■ Task objective ■
Give all the lines below again, exactly, with no pictures.

## start Raw data

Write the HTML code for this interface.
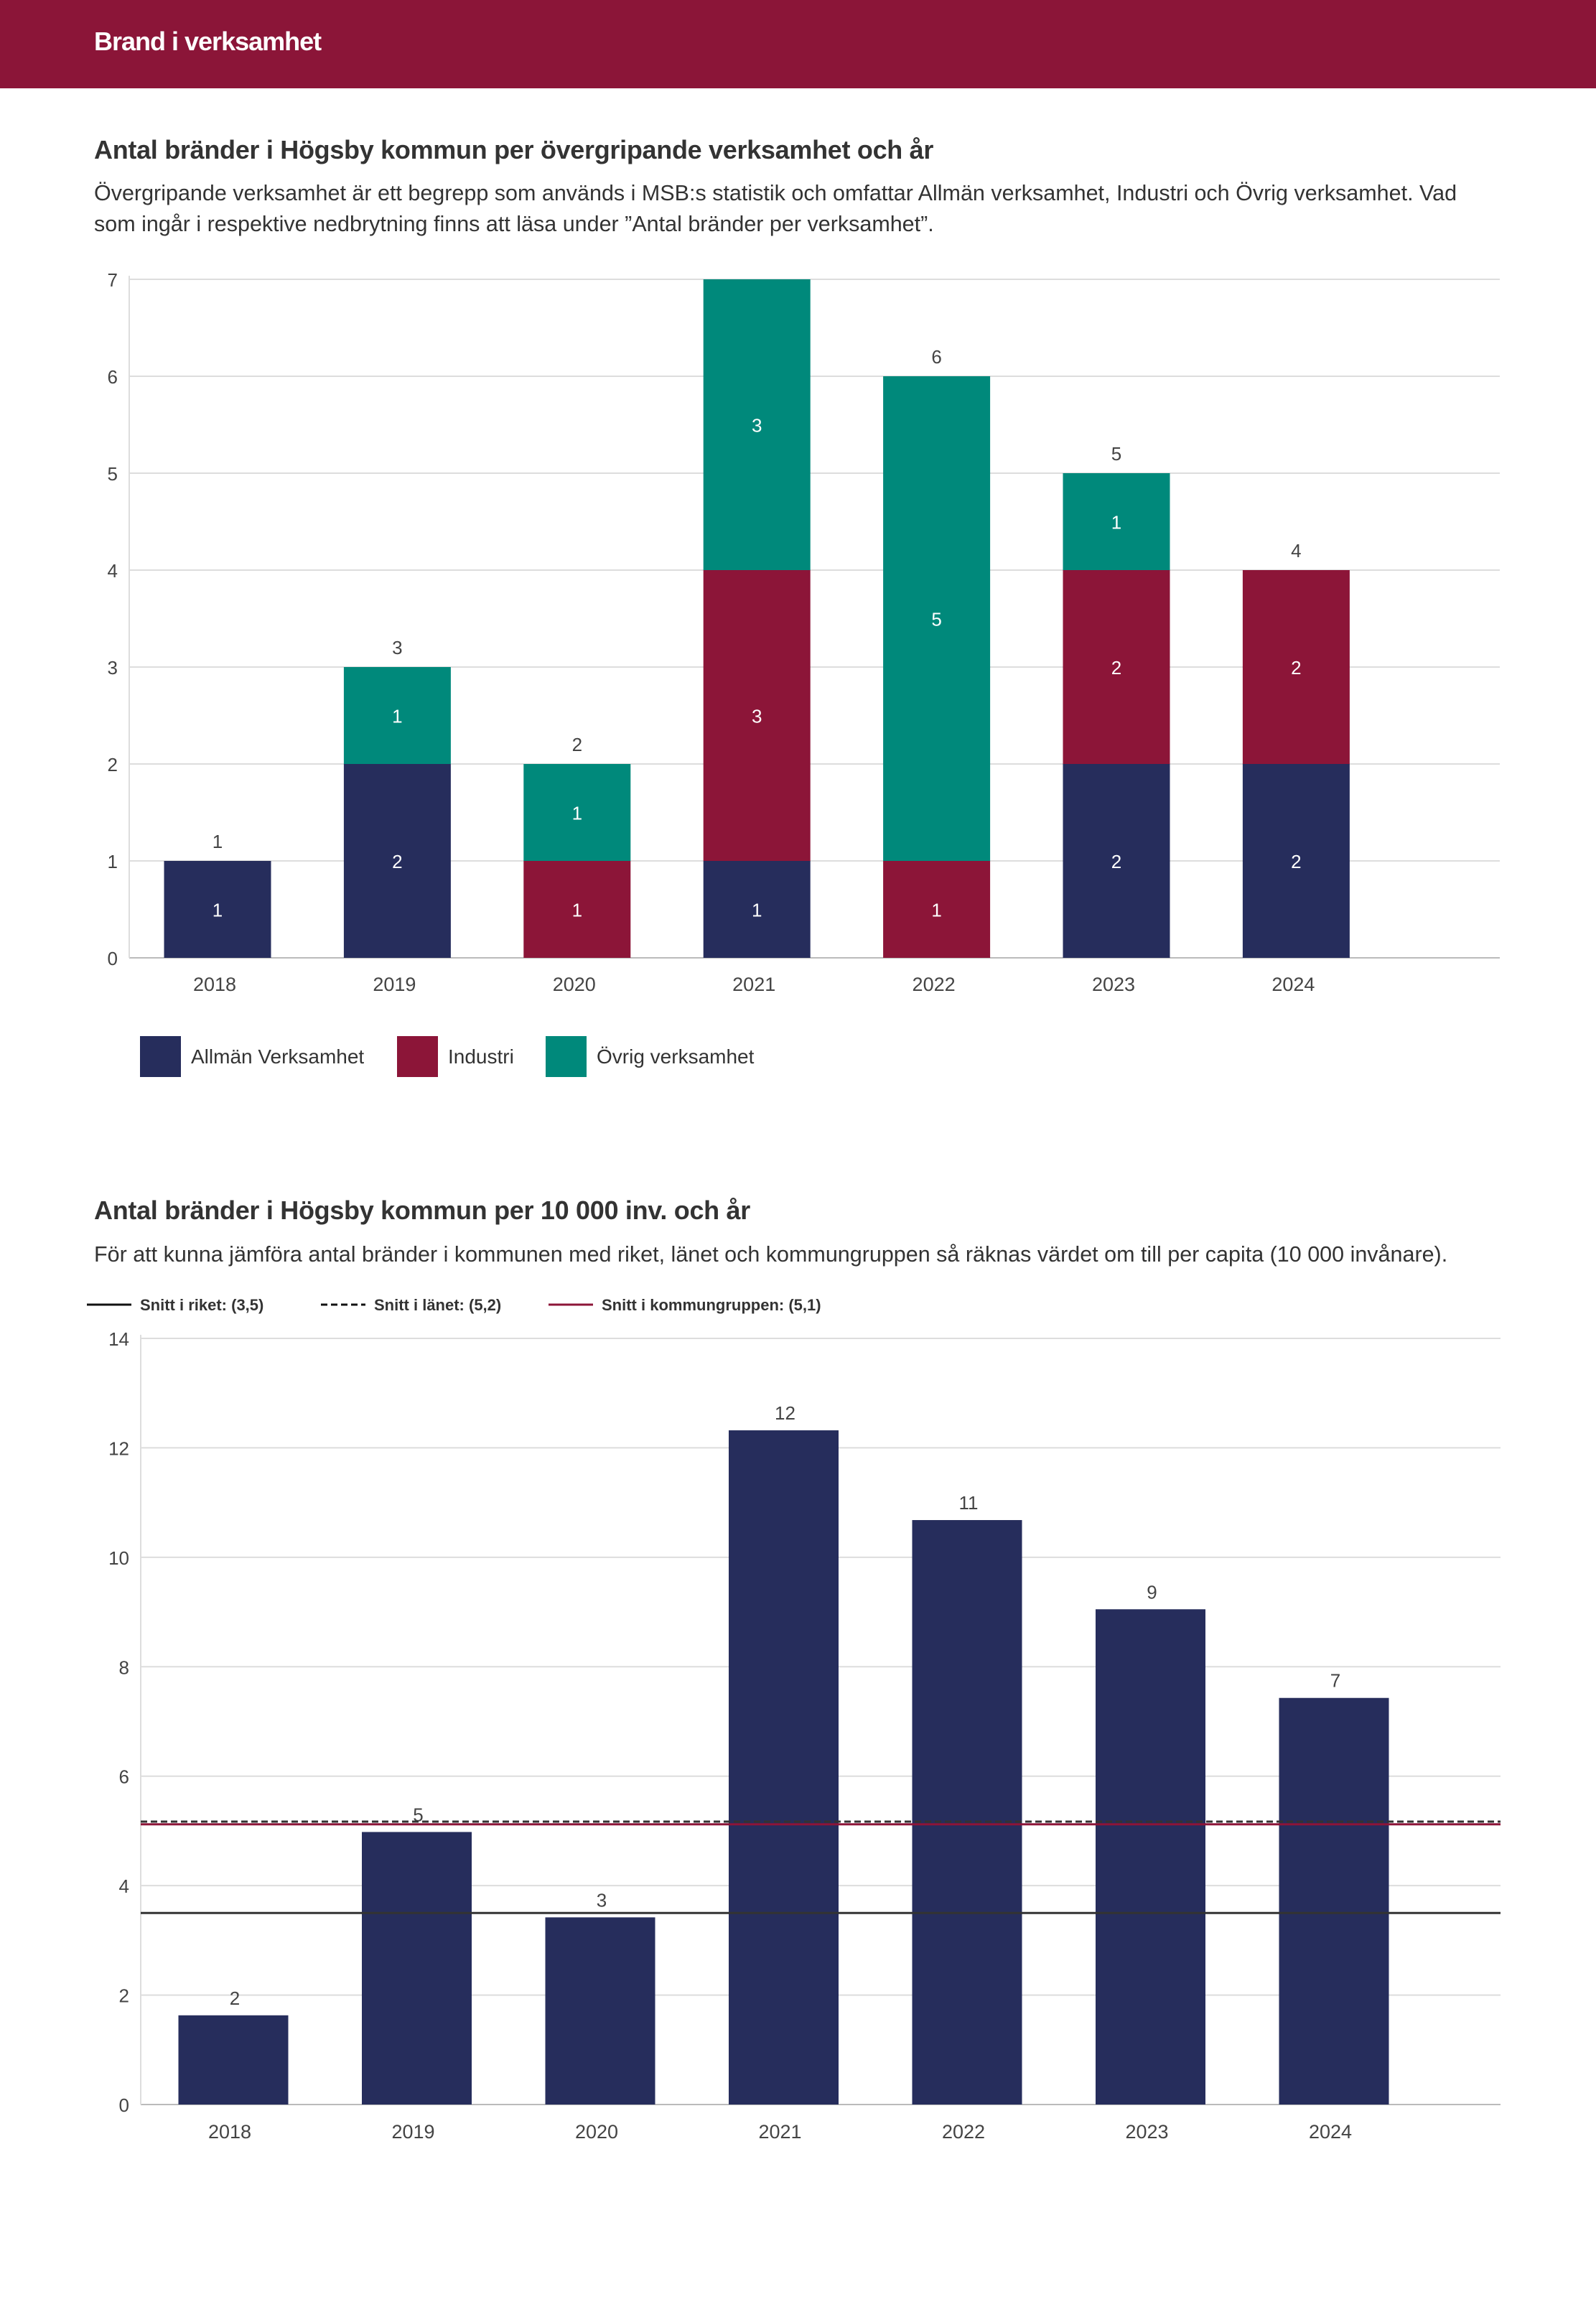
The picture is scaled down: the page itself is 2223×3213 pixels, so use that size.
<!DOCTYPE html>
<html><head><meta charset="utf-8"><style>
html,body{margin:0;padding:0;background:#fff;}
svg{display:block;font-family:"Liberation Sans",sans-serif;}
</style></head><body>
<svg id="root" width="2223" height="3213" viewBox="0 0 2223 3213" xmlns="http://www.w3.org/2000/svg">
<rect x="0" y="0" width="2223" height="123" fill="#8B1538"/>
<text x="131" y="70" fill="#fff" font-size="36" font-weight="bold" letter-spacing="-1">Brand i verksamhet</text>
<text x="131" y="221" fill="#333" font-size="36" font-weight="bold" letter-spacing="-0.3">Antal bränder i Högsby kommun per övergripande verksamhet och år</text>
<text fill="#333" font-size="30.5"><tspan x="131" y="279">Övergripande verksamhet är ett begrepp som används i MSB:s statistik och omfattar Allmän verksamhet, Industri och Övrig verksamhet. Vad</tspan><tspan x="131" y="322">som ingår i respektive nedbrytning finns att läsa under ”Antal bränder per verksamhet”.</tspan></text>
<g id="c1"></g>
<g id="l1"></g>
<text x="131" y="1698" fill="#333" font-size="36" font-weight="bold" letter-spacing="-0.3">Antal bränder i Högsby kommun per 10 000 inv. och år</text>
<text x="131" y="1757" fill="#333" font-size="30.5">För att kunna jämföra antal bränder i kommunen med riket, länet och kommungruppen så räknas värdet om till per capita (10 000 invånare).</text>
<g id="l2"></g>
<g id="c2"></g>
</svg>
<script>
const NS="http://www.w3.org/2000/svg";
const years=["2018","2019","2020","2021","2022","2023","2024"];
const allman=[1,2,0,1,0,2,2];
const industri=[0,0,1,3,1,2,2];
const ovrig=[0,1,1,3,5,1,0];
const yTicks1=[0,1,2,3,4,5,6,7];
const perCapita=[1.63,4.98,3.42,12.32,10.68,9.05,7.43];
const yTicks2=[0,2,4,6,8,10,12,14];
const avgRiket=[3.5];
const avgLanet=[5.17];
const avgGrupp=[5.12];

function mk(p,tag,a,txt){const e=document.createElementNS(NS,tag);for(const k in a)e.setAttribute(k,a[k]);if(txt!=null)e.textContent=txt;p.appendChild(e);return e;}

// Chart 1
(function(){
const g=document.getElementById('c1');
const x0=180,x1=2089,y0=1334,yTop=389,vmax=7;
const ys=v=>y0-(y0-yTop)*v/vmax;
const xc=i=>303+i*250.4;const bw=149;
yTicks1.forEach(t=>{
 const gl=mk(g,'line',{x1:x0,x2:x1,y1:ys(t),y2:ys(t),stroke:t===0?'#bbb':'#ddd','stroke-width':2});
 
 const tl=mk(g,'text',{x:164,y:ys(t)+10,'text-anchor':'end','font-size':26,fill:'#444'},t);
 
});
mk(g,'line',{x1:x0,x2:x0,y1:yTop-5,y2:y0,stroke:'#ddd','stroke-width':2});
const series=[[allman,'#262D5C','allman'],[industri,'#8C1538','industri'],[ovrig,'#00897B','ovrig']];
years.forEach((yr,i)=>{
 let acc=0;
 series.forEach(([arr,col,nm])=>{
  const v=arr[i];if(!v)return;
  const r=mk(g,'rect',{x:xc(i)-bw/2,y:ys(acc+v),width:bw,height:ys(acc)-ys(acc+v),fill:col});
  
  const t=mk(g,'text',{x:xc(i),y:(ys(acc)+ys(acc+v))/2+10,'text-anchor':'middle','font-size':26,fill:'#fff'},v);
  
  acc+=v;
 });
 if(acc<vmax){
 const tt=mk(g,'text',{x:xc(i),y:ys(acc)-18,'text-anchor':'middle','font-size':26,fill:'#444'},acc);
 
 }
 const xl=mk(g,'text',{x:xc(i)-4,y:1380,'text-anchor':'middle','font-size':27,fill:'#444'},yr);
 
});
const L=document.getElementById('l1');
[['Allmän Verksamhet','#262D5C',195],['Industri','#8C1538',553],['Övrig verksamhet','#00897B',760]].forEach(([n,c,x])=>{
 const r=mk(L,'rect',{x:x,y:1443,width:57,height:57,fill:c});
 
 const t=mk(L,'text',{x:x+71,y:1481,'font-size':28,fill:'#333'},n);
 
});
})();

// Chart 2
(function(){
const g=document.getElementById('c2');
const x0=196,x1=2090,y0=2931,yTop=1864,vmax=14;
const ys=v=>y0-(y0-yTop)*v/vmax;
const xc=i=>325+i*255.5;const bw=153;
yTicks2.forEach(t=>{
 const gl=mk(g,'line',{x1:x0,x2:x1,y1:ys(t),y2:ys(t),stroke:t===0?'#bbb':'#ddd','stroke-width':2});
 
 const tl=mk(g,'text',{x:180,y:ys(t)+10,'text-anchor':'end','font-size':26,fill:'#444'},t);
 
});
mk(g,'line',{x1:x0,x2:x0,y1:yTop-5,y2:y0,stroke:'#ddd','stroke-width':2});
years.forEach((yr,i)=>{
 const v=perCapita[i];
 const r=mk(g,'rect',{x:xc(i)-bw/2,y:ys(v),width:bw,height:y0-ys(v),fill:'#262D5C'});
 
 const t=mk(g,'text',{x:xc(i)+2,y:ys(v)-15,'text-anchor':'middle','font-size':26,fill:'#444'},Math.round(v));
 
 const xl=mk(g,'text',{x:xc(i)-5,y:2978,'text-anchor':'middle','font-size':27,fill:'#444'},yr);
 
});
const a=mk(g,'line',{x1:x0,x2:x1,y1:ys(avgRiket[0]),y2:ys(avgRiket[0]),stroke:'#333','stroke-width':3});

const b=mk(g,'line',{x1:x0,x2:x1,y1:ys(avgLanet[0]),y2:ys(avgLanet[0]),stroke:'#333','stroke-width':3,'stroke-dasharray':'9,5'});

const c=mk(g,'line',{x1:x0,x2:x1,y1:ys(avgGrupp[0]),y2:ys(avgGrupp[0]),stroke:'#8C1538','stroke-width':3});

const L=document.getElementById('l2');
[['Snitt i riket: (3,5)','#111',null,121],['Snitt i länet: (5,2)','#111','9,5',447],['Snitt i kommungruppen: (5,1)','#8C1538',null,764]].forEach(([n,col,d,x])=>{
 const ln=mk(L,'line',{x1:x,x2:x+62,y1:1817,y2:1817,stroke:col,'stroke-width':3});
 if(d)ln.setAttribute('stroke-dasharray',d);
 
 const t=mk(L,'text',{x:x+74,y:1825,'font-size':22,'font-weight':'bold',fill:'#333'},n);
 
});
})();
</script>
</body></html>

## end Raw data

■ Exercise answer ■
Write the HTML code for this interface.
The picture is scaled down: the page itself is 2223×3213 pixels, so use that size.
<!DOCTYPE html>
<html><head><meta charset="utf-8"><style>
html,body{margin:0;padding:0;background:#fff;}
svg{display:block;font-family:"Liberation Sans",sans-serif;}
</style></head><body>
<svg id="root" width="2223" height="3213" viewBox="0 0 2223 3213" xmlns="http://www.w3.org/2000/svg">
<rect x="0" y="0" width="2223" height="123" fill="#8B1538"/>
<text x="131" y="70" fill="#fff" font-size="36" font-weight="bold" letter-spacing="-1">Brand i verksamhet</text>
<text x="131" y="221" fill="#333" font-size="36" font-weight="bold" letter-spacing="-0.3">Antal bränder i Högsby kommun per övergripande verksamhet och år</text>
<text fill="#333" font-size="30.5"><tspan x="131" y="279">Övergripande verksamhet är ett begrepp som används i MSB:s statistik och omfattar Allmän verksamhet, Industri och Övrig verksamhet. Vad</tspan><tspan x="131" y="322">som ingår i respektive nedbrytning finns att läsa under ”Antal bränder per verksamhet”.</tspan></text>
<g id="c1"></g>
<g id="l1"></g>
<text x="131" y="1698" fill="#333" font-size="36" font-weight="bold" letter-spacing="-0.3">Antal bränder i Högsby kommun per 10 000 inv. och år</text>
<text x="131" y="1757" fill="#333" font-size="30.5">För att kunna jämföra antal bränder i kommunen med riket, länet och kommungruppen så räknas värdet om till per capita (10 000 invånare).</text>
<g id="l2"></g>
<g id="c2"></g>
</svg>
<script>
const NS="http://www.w3.org/2000/svg";
const years=["2018","2019","2020","2021","2022","2023","2024"];
const allman=[1,2,0,1,0,2,2];
const industri=[0,0,1,3,1,2,2];
const ovrig=[0,1,1,3,5,1,0];
const yTicks1=[0,1,2,3,4,5,6,7];
const perCapita=[1.63,4.98,3.42,12.32,10.68,9.05,7.43];
const yTicks2=[0,2,4,6,8,10,12,14];
const avgRiket=[3.5];
const avgLanet=[5.17];
const avgGrupp=[5.12];

function mk(p,tag,a,txt){const e=document.createElementNS(NS,tag);for(const k in a)e.setAttribute(k,a[k]);if(txt!=null)e.textContent=txt;p.appendChild(e);return e;}

// Chart 1
(function(){
const g=document.getElementById('c1');
const x0=180,x1=2089,y0=1334,yTop=389,vmax=7;
const ys=v=>y0-(y0-yTop)*v/vmax;
const xc=i=>303+i*250.4;const bw=149;
yTicks1.forEach(t=>{
 const gl=mk(g,'line',{x1:x0,x2:x1,y1:ys(t),y2:ys(t),stroke:t===0?'#bbb':'#ddd','stroke-width':2});
 
 const tl=mk(g,'text',{x:164,y:ys(t)+10,'text-anchor':'end','font-size':26,fill:'#444'},t);
 
});
mk(g,'line',{x1:x0,x2:x0,y1:yTop-5,y2:y0,stroke:'#ddd','stroke-width':2});
const series=[[allman,'#262D5C','allman'],[industri,'#8C1538','industri'],[ovrig,'#00897B','ovrig']];
years.forEach((yr,i)=>{
 let acc=0;
 series.forEach(([arr,col,nm])=>{
  const v=arr[i];if(!v)return;
  const r=mk(g,'rect',{x:xc(i)-bw/2,y:ys(acc+v),width:bw,height:ys(acc)-ys(acc+v),fill:col});
  
  const t=mk(g,'text',{x:xc(i),y:(ys(acc)+ys(acc+v))/2+10,'text-anchor':'middle','font-size':26,fill:'#fff'},v);
  
  acc+=v;
 });
 if(acc<vmax){
 const tt=mk(g,'text',{x:xc(i),y:ys(acc)-18,'text-anchor':'middle','font-size':26,fill:'#444'},acc);
 
 }
 const xl=mk(g,'text',{x:xc(i)-4,y:1380,'text-anchor':'middle','font-size':27,fill:'#444'},yr);
 
});
const L=document.getElementById('l1');
[['Allmän Verksamhet','#262D5C',195],['Industri','#8C1538',553],['Övrig verksamhet','#00897B',760]].forEach(([n,c,x])=>{
 const r=mk(L,'rect',{x:x,y:1443,width:57,height:57,fill:c});
 
 const t=mk(L,'text',{x:x+71,y:1481,'font-size':28,fill:'#333'},n);
 
});
})();

// Chart 2
(function(){
const g=document.getElementById('c2');
const x0=196,x1=2090,y0=2931,yTop=1864,vmax=14;
const ys=v=>y0-(y0-yTop)*v/vmax;
const xc=i=>325+i*255.5;const bw=153;
yTicks2.forEach(t=>{
 const gl=mk(g,'line',{x1:x0,x2:x1,y1:ys(t),y2:ys(t),stroke:t===0?'#bbb':'#ddd','stroke-width':2});
 
 const tl=mk(g,'text',{x:180,y:ys(t)+10,'text-anchor':'end','font-size':26,fill:'#444'},t);
 
});
mk(g,'line',{x1:x0,x2:x0,y1:yTop-5,y2:y0,stroke:'#ddd','stroke-width':2});
years.forEach((yr,i)=>{
 const v=perCapita[i];
 const r=mk(g,'rect',{x:xc(i)-bw/2,y:ys(v),width:bw,height:y0-ys(v),fill:'#262D5C'});
 
 const t=mk(g,'text',{x:xc(i)+2,y:ys(v)-15,'text-anchor':'middle','font-size':26,fill:'#444'},Math.round(v));
 
 const xl=mk(g,'text',{x:xc(i)-5,y:2978,'text-anchor':'middle','font-size':27,fill:'#444'},yr);
 
});
const a=mk(g,'line',{x1:x0,x2:x1,y1:ys(avgRiket[0]),y2:ys(avgRiket[0]),stroke:'#333','stroke-width':3});

const b=mk(g,'line',{x1:x0,x2:x1,y1:ys(avgLanet[0]),y2:ys(avgLanet[0]),stroke:'#333','stroke-width':3,'stroke-dasharray':'9,5'});

const c=mk(g,'line',{x1:x0,x2:x1,y1:ys(avgGrupp[0]),y2:ys(avgGrupp[0]),stroke:'#8C1538','stroke-width':3});

const L=document.getElementById('l2');
[['Snitt i riket: (3,5)','#111',null,121],['Snitt i länet: (5,2)','#111','9,5',447],['Snitt i kommungruppen: (5,1)','#8C1538',null,764]].forEach(([n,col,d,x])=>{
 const ln=mk(L,'line',{x1:x,x2:x+62,y1:1817,y2:1817,stroke:col,'stroke-width':3});
 if(d)ln.setAttribute('stroke-dasharray',d);
 
 const t=mk(L,'text',{x:x+74,y:1825,'font-size':22,'font-weight':'bold',fill:'#333'},n);
 
});
})();
</script>
</body></html>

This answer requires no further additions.